The other inevitable comparison is also overwhelmingly obvious, that is to Mostly Autumn. The musical arrangements are almost identical to the latter Mostly Autumn albums, with loads of wailing guitar and delicate yet powerful female vocals courtesy of the lovely Rachel Jones (who seems to have every bit of the range and vocal strength of Heather Findlay); not to mention also having Mostly Autumn’s current flautist as well (Anne-Marie Helder). The only difference I suppose is that Mostly Autumn seems to have better promotional management and a deeper catalog.

There are no poor tracks here, nor are there any great ones. The album is actually surprisingly even, and maybe that’s part of the problem. At least with Mostly Autumn there was always one standout, powerfully distinctive track on every album (or at least the first several). “Heroes Never Die”, “Evergreen”, “Never the Rainbow”, “Riders of Rohan”… you get the idea. Nothing like that here though. “Strange Behaviour” is the closest the band comes to something memorable, but mostly just because this was developed as a melodic, poppish number with simple riffs and an easy-going rhythm that long- haired young girls can sway to in the crowd at concerts. Not exactly a prog music epic, but definitely radio-friendly.

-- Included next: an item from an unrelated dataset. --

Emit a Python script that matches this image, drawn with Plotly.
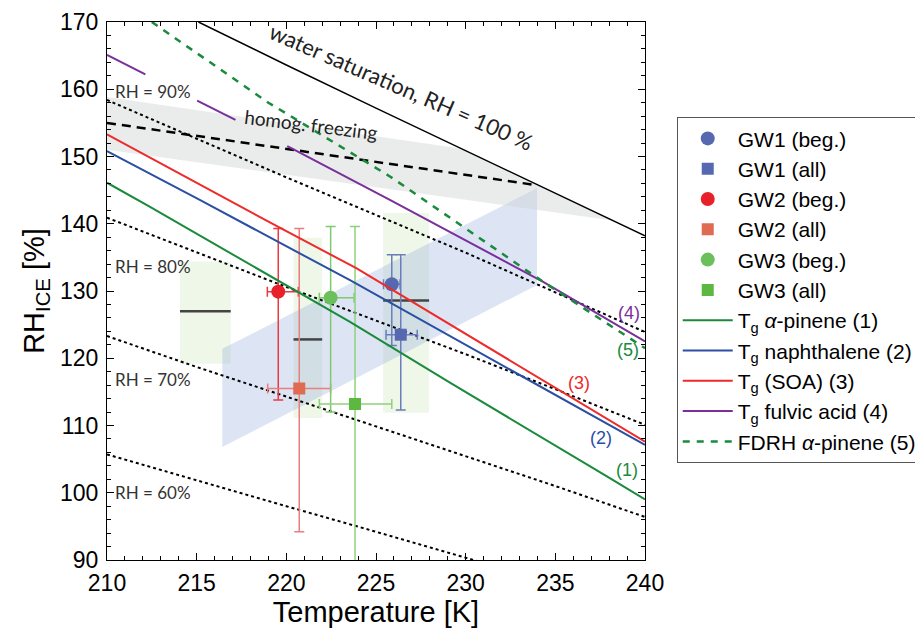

In other places the band almost seems to be intentionally parroting other artists, like the lead-in for “The Right Time” which sounds exactly like Mostly Autumn’s “We Come and We Go”; or “Out of Reach” which sounds like most of Enya’s catalog, complete with the choir-like backing vocals on the chorus.

The lengthy “Heart of Stone” starts off promising, but unfortunately the gratuitous synth noises cheapen the song, and in the end it comes off as not much more than another showcase for Paul Davies screaming guitar highlights.

I’m curious to hear how Jones sounds now that she’s in the Reasoning; hopefully that band has songwriters with the necessary creativity to challenge her and showcase that voice. For Karnataka this goes down as a decent album, but not as a classic and not very highly recommended. Four stars for the quality of the musicianship, but only two for the writing and arrangements.